Retype word for word the first line of the listing and each line after it up to the line with "const lamArrowSt = [1.0, 0.515];", with the pictures taken out.

** START OF DATA SECTION **

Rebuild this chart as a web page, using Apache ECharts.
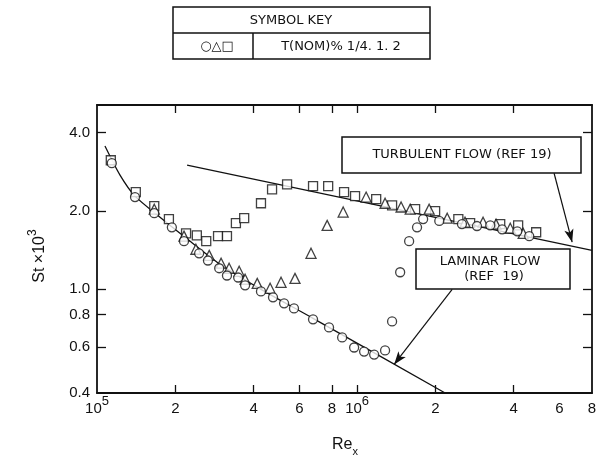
<!DOCTYPE html>
<html><head><meta charset="utf-8">
<script src="https://cdn.jsdelivr.net/npm/echarts@6/dist/echarts.min.js"></script>
<style>html,body{margin:0;padding:0;background:#fff}#c{width:607px;height:459px}</style>
</head><body><div id="c"></div>
<script>
// ---- data (Re_x, St x 10^3) ----
const circleRe = [1.14e5, 1.40e5, 1.66e5, 1.94e5, 2.16e5, 2.47e5, 2.67e5, 2.95e5, 3.16e5, 3.49e5, 3.71e5, 4.27e5, 4.75e5, 5.24e5, 5.72e5, 6.77e5, 7.80e5, 8.76e5, 9.74e5, 1.064e6, 1.163e6, 1.281e6, 1.363e6, 1.464e6, 1.585e6, 1.70e6, 1.794e6, 2.07e6, 2.53e6, 2.89e6, 3.25e6, 3.61e6, 4.13e6, 4.59e6];
const circleSt = [3.05, 2.26, 1.96, 1.73, 1.53, 1.375, 1.29, 1.205, 1.13, 1.11, 1.036, 0.982, 0.932, 0.884, 0.845, 0.767, 0.714, 0.654, 0.598, 0.577, 0.562, 0.583, 0.753, 1.163, 1.53, 1.73, 1.86, 1.83, 1.78, 1.75, 1.76, 1.70, 1.67, 1.60];

const triRe = [1.66e5, 2.16e5, 2.40e5, 2.70e5, 3.00e5, 3.22e5, 3.52e5, 3.71e5, 4.13e5, 4.63e5, 5.10e5, 5.77e5, 6.65e5, 7.67e5, 8.84e5, 1.083e6, 1.281e6, 1.476e6, 1.60e6, 1.892e6, 2.22e6, 2.60e6, 3.05e6, 3.42e6, 3.88e6, 4.35e6];
const triSt = [2.03, 1.60, 1.425, 1.35, 1.26, 1.205, 1.173, 1.093, 1.054, 1.009, 1.064, 1.102, 1.375, 1.76, 1.98, 2.26, 2.14, 2.07, 2.03, 2.03, 1.875, 1.81, 1.81, 1.78, 1.716, 1.64];

const squareRe = [1.13e5, 1.41e5, 1.66e5, 1.89e5, 2.20e5, 2.42e5, 2.63e5, 2.92e5, 3.16e5, 3.42e5, 3.68e5, 4.27e5, 4.71e5, 5.38e5, 6.77e5, 7.74e5, 8.91e5, 9.82e5, 1.184e6, 1.363e6, 1.671e6, 1.995e6, 2.45e6, 2.72e6, 3.55e6, 4.16e6, 4.88e6];
const squareSt = [3.13, 2.36, 2.085, 1.86, 1.64, 1.61, 1.53, 1.60, 1.60, 1.794, 1.875, 2.14, 2.42, 2.53, 2.49, 2.49, 2.36, 2.28, 2.22, 2.10, 2.03, 1.995, 1.86, 1.794, 1.78, 1.76, 1.656];

// reference curves (REF 19)
const laminarRe = [1.073e5, 1.226e5, 1.40e5, 1.747e5, 2.18e5, 2.972e5, 4.27e5, 6.77e5, 2.18e6];
const laminarSt = [3.55, 2.745, 2.279, 1.892, 1.585, 1.248, 1.0, 0.774, 0.4];
const turbulentRe = [2.22e5, 8.0e6];
const turbulentSt = [3.0, 1.41];

// arrows (tail, head)
const turbArrowRe = [5.72e6, 6.71e6];
const turbArrowSt = [2.79, 1.517];
const lamArrowRe = [2.32e6, 1.388e6];
const lamArrowSt = [1.0, 0.515];

// axes
const xMin = 1e5, xMax = 8e6, yMin = 0.4, yMax = 5.1;
const xLabelValues = [1e5, 2e5, 4e5, 6e5, 8e5, 1e6, 2e6, 4e6, 6e6, 8e6];
const xTickValues = [2e5, 4e5, 6e5, 8e5, 1e6, 2e6, 4e6];
const yLabelValues = [0.4, 0.6, 0.8, 1.0, 2.0, 4.0];
const yTickValues = [0.6, 0.8, 1.0, 2.0, 4.0];

const FONT = '"Liberation Sans", Arial, Helvetica, sans-serif';
const BOXFONT = '"DejaVu Sans", sans-serif';
const INK = '#111';

function pairs(xs, ys) { return xs.map((x, i) => [x, ys[i]]); }

function xFmt(v) {
  const e = Math.log10(v);
  const r = Math.round(e);
  if (Math.abs(e - r) < 1e-6) return '{b|10}{s|' + r + '}';
  const m = Math.round(v / Math.pow(10, Math.floor(e + 1e-9)));
  return '{b|' + m + '}';
}

const chart = echarts.init(document.getElementById('c'), null, {renderer: 'canvas'});

const axisLineStyle = {show: true, lineStyle: {color: INK, width: 1.8}};

const option = {
  animation: false,
  backgroundColor: '#fff',
  grid: {left: 97, top: 105, width: 495, height: 288, containLabel: false},
  xAxis: [
    {
      type: 'log', logBase: 10, min: xMin, max: xMax, position: 'bottom',
      axisLine: axisLineStyle,
      axisTick: {show: true, inside: true, length: 8, customValues: xTickValues, lineStyle: {color: INK, width: 1.3}},
      axisLabel: {
        show: true, customValues: xLabelValues, margin: 5, color: INK,
        formatter: xFmt,
        rich: {
          b: {fontSize: 15, fontFamily: FONT, color: INK, lineHeight: 15, padding: [6, 0, 0, 0]},
          s: {fontSize: 13, fontFamily: FONT, color: INK, lineHeight: 13, padding: [0, 0, 8, 0]}
        }
      },
      splitLine: {show: false}, minorTick: {show: false}, minorSplitLine: {show: false}
    },
    {
      type: 'log', logBase: 10, min: xMin, max: xMax, position: 'top',
      axisLine: axisLineStyle,
      axisTick: {show: true, inside: true, length: 8, customValues: xTickValues, lineStyle: {color: INK, width: 1.3}},
      axisLabel: {show: false},
      splitLine: {show: false}
    }
  ],
  yAxis: [
    {
      type: 'log', logBase: 10, min: yMin, max: yMax, position: 'left',
      axisLine: axisLineStyle,
      axisTick: {show: true, inside: true, length: 9, customValues: yTickValues, lineStyle: {color: INK, width: 1.3}},
      axisLabel: {
        show: true, customValues: yLabelValues, margin: 7, color: INK,
        fontSize: 15, fontFamily: FONT,
        formatter: v => Number(v).toFixed(1)
      },
      splitLine: {show: false}, minorTick: {show: false}, minorSplitLine: {show: false}
    },
    {
      type: 'log', logBase: 10, min: yMin, max: yMax, position: 'right',
      axisLine: axisLineStyle,
      axisTick: {show: true, inside: true, length: 9, customValues: yTickValues, lineStyle: {color: INK, width: 1.3}},
      axisLabel: {show: false},
      splitLine: {show: false}
    }
  ],
  series: [
    {
      name: 'laminar', type: 'line', xAxisIndex: 0, yAxisIndex: 0,
      data: pairs(laminarRe, laminarSt), showSymbol: false, symbol: 'none', smooth: 0.25,
      lineStyle: {color: INK, width: 1.3}, z: 2, silent: true
    },
    {
      name: 'turbulent', type: 'line', xAxisIndex: 0, yAxisIndex: 0,
      data: pairs(turbulentRe, turbulentSt), showSymbol: false, symbol: 'none',
      lineStyle: {color: INK, width: 1.3}, z: 2, silent: true,
      markLine: {
        silent: true, symbol: ['none', 'arrow'], symbolSize: [7, 13], animation: false,
        lineStyle: {color: INK, type: 'solid', width: 1.2},
        label: {show: false},
        data: [
          [{coord: [turbArrowRe[0], turbArrowSt[0]]}, {coord: [turbArrowRe[1], turbArrowSt[1]]}],
          [{coord: [lamArrowRe[0], lamArrowSt[0]]}, {coord: [lamArrowRe[1], lamArrowSt[1]]}]
        ]
      }
    },
    {
      name: 'T(NOM) 2', type: 'scatter', data: pairs(squareRe, squareSt), symbol: 'rect', symbolSize: 9,
      itemStyle: {color: '#fff', borderColor: INK, borderWidth: 1.3}, z: 3
    },
    {
      name: 'T(NOM) 1', type: 'scatter', data: pairs(triRe, triSt), symbol: 'triangle', symbolSize: 10,
      itemStyle: {color: '#fff', borderColor: INK, borderWidth: 1.3}, z: 4
    },
    {
      name: 'T(NOM) 1/4', type: 'scatter', data: pairs(circleRe, circleSt), symbol: 'circle', symbolSize: 9,
      itemStyle: {color: '#fff', borderColor: INK, borderWidth: 1.3}, z: 5
    }
  ],
  graphic: [
    // symbol key table
    {type: 'rect', shape: {x: 173, y: 7, width: 257, height: 52}, style: {fill: '#fff', stroke: INK, lineWidth: 1.5}, z: 10},
    {type: 'line', shape: {x1: 173, y1: 33, x2: 430, y2: 33}, style: {stroke: INK, lineWidth: 1.5}, z: 11},
    {type: 'line', shape: {x1: 253, y1: 33, x2: 253, y2: 59}, style: {stroke: INK, lineWidth: 1.5}, z: 11},
    {type: 'text', x: 291, y: 21, z: 12, style: {text: 'SYMBOL KEY', font: '13px ' + BOXFONT, fill: INK, align: 'center', verticalAlign: 'middle'}},
    {type: 'text', x: 217, y: 47, z: 12, style: {text: '○△□', font: '13px ' + BOXFONT, fill: INK, align: 'center', verticalAlign: 'middle'}},
    {type: 'text', x: 341, y: 47, z: 12, style: {text: 'T(NOM)% 1/4. 1. 2', font: '13px ' + BOXFONT, fill: INK, align: 'center', verticalAlign: 'middle'}},
    // turbulent box
    {type: 'rect', shape: {x: 342, y: 137, width: 239, height: 36}, style: {fill: '#fff', stroke: INK, lineWidth: 1.5}, z: 10},
    {type: 'text', x: 462, y: 155, z: 12, style: {text: 'TURBULENT FLOW (REF 19)', font: '13px ' + BOXFONT, fill: INK, align: 'center', verticalAlign: 'middle'}},
    // laminar box
    {type: 'rect', shape: {x: 416, y: 249, width: 154, height: 40}, style: {fill: '#fff', stroke: INK, lineWidth: 1.5}, z: 10},
    {type: 'text', x: 490, y: 262, z: 12, style: {text: 'LAMINAR FLOW', font: '13px ' + BOXFONT, fill: INK, align: 'center', verticalAlign: 'middle'}},
    {type: 'text', x: 494, y: 277, z: 12, style: {text: '(REF  19)', font: '13px ' + BOXFONT, fill: INK, align: 'center', verticalAlign: 'middle'}},
    // axis titles
    {type: 'text', x: 37, y: 256, rotation: Math.PI / 2, z: 12, style: {
      text: '{a|St ×10}{s|3}', align: 'center', verticalAlign: 'middle',
      rich: {
        a: {fontSize: 16, fontFamily: FONT, fill: INK, lineHeight: 16, padding: [5, 0, 0, 0]},
        s: {fontSize: 12, fontFamily: FONT, fill: INK, lineHeight: 12, padding: [0, 0, 9, 0]}
      }
    }},
    {type: 'text', x: 345, y: 447, z: 12, style: {
      text: '{a|Re}{u|x}', align: 'center', verticalAlign: 'middle',
      rich: {
        a: {fontSize: 16, fontFamily: FONT, fill: INK, lineHeight: 16, padding: [0, 0, 4, 0]},
        u: {fontSize: 11, fontFamily: FONT, fill: INK, lineHeight: 11, padding: [9, 0, 0, 0]}
      }
    }}
  ]
};

chart.setOption(option);
</script>
</body></html>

** END OF DATA SECTION **

### EXERCISE SOLUTION
Rebuild this chart as a web page, using Apache ECharts.
<!DOCTYPE html>
<html><head><meta charset="utf-8">
<script src="https://cdn.jsdelivr.net/npm/echarts@6/dist/echarts.min.js"></script>
<style>html,body{margin:0;padding:0;background:#fff}#c{width:607px;height:459px}</style>
</head><body><div id="c"></div>
<script>
// ---- data (Re_x, St x 10^3) ----
const circleRe = [1.14e5, 1.40e5, 1.66e5, 1.94e5, 2.16e5, 2.47e5, 2.67e5, 2.95e5, 3.16e5, 3.49e5, 3.71e5, 4.27e5, 4.75e5, 5.24e5, 5.72e5, 6.77e5, 7.80e5, 8.76e5, 9.74e5, 1.064e6, 1.163e6, 1.281e6, 1.363e6, 1.464e6, 1.585e6, 1.70e6, 1.794e6, 2.07e6, 2.53e6, 2.89e6, 3.25e6, 3.61e6, 4.13e6, 4.59e6];
const circleSt = [3.05, 2.26, 1.96, 1.73, 1.53, 1.375, 1.29, 1.205, 1.13, 1.11, 1.036, 0.982, 0.932, 0.884, 0.845, 0.767, 0.714, 0.654, 0.598, 0.577, 0.562, 0.583, 0.753, 1.163, 1.53, 1.73, 1.86, 1.83, 1.78, 1.75, 1.76, 1.70, 1.67, 1.60];

const triRe = [1.66e5, 2.16e5, 2.40e5, 2.70e5, 3.00e5, 3.22e5, 3.52e5, 3.71e5, 4.13e5, 4.63e5, 5.10e5, 5.77e5, 6.65e5, 7.67e5, 8.84e5, 1.083e6, 1.281e6, 1.476e6, 1.60e6, 1.892e6, 2.22e6, 2.60e6, 3.05e6, 3.42e6, 3.88e6, 4.35e6];
const triSt = [2.03, 1.60, 1.425, 1.35, 1.26, 1.205, 1.173, 1.093, 1.054, 1.009, 1.064, 1.102, 1.375, 1.76, 1.98, 2.26, 2.14, 2.07, 2.03, 2.03, 1.875, 1.81, 1.81, 1.78, 1.716, 1.64];

const squareRe = [1.13e5, 1.41e5, 1.66e5, 1.89e5, 2.20e5, 2.42e5, 2.63e5, 2.92e5, 3.16e5, 3.42e5, 3.68e5, 4.27e5, 4.71e5, 5.38e5, 6.77e5, 7.74e5, 8.91e5, 9.82e5, 1.184e6, 1.363e6, 1.671e6, 1.995e6, 2.45e6, 2.72e6, 3.55e6, 4.16e6, 4.88e6];
const squareSt = [3.13, 2.36, 2.085, 1.86, 1.64, 1.61, 1.53, 1.60, 1.60, 1.794, 1.875, 2.14, 2.42, 2.53, 2.49, 2.49, 2.36, 2.28, 2.22, 2.10, 2.03, 1.995, 1.86, 1.794, 1.78, 1.76, 1.656];

// reference curves (REF 19)
const laminarRe = [1.073e5, 1.226e5, 1.40e5, 1.747e5, 2.18e5, 2.972e5, 4.27e5, 6.77e5, 2.18e6];
const laminarSt = [3.55, 2.745, 2.279, 1.892, 1.585, 1.248, 1.0, 0.774, 0.4];
const turbulentRe = [2.22e5, 8.0e6];
const turbulentSt = [3.0, 1.41];

// arrows (tail, head)
const turbArrowRe = [5.72e6, 6.71e6];
const turbArrowSt = [2.79, 1.517];
const lamArrowRe = [2.32e6, 1.388e6];
const lamArrowSt = [1.0, 0.515];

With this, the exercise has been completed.